On the bar are 8 handpumps selling mainly local beers. I had a pint of Buxton Best, whilst Thangor stayed on softs and Chala had half a Leffe. The Buxton was reliably refreshing so I quickly moved onto a Flipside brewery Copper Penny, a malty darkish beer with a taste not unlike beers from times gone by, which is an example of a rather poor journalistic practice of not being able to fully remember the exactitude's of an experience so using an unverifiable and ambiguous phrase to describe it.

Anyhoo, our paths parted here and the Heeladeeez left me at the Ropewalk just up the road. Even more unpromising in its outer appearance but showing a reassuring SIBA sticker, this turned out to be the most varied range of the day, not in number, but in the mix of local and national micro beers.



On the bar were offerings from Magpie, Cotswold Spring, Bristol Beer Works and more, I opted for halves of the Cotswold Spring Ambler which I was assured was very popular, and the, in fairness, far far better Bristol Beerworks Independence. The decor is a mix of bar and pub idioms, with a relaxing window seating area where I was sat with tables that looked primed for dining on the far left of the bar, and a pool table on the right.

All too soon I was off across the square (or circus) to the Sir John Borlase Warren, a white painted Everards pub with an exquisite bar, and a range of Everards Real ales, and maybe a guest. Owing to an injury to my digital camera I took pics with a real live old fashioned SLR, but none of this pub with my phone camera. Of the 6 or so beers on offer I opted for  a half of Everards Pitch Black, £1.64 a half and underwhelming in light of its impressive sounding moniker - otherwise an enjoyable dark brew.

From here I laboured aimlessly to the Organ Grinder (having got a bit lost since I did not know the address) and was releived on entering to find a real fire and about 10 real ales, most from Blue Monkey brewery. My first somewhat inevitable beer was BG Sips which I rate incredibly highly, followed by another half and one of the Redwillow brewery of Macclesfield Wreckless, before I tried a Blue Monkey 99 Red Baboons and Guerrilla, both of which were dark. I got chatting to a couple of blokes from Lincoln who were in sampling Blue Monkey beers ostensibly on the basis of them having tried the excellent BG sips locally - I had to confess that I had gone to a beer festival and drunk almost nothing else such was the quality of the beer.


My next brief stop was the Running Horse across the road with some exquisite tiling on its frontage. Inside it was clear this was a music venue, and this maybe was reflected in the beer range - just a single beer ( 2 of 3 handpump clips were turned round ) being Copthorne Comanche, which was acceptable but uninspiring.

My penultimate stop was the Falcon on the circus almost. This tiny two roomed hostelry had a real fire in the bar room as you enter ( there is one other tiny room to the right) and 3 beers, the notable highlight being Castle Rock Harvest Pale which I had a half of at a reasonable £1.35.

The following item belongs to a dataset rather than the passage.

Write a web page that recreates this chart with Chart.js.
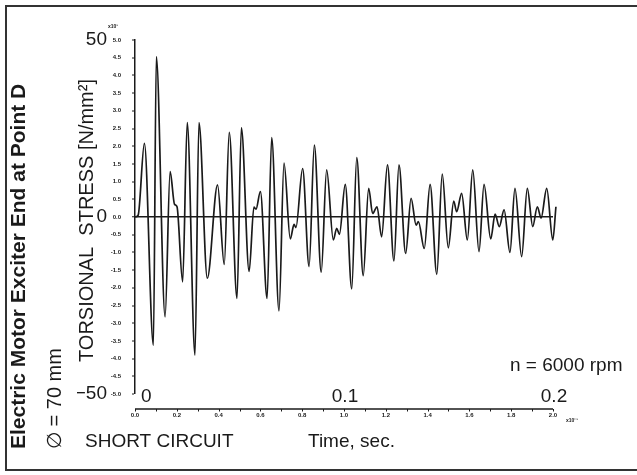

I stopped for a last one in the Hand and Heart, which I think was the Flipside ale again, before time drew me back to the centre to meet the ladies and to get the tram back to the park and ride and thus start the drive home.  I would have had a drink in the Hawksley but I could not even see the bar such was the magnitude of slow witted individuals stood in front of the bar - one guy even said excuse me and pushed past so he could stand directly in front of me so I was now even less able to see the clips or manouvre to get served. As always in these cases, you have to ask whether the staff might hjave been interested enough to have asked the obstructors to move rather than lose trade, but they didn't and I was annoyed by this silliness and left, so there you go.

So, the above excepted, this was a fantastic intro to Nottingham real ale pubs, bearing in mind that time constraints meant I could not sample places such as the Keans Head or Canal House or others. Hopefully I can get back there soon enough for more supping and to visit some of the other excellent real ale pubs that Nottingham has on offer.

That's all for now, hope I can bring you some more ale news soon.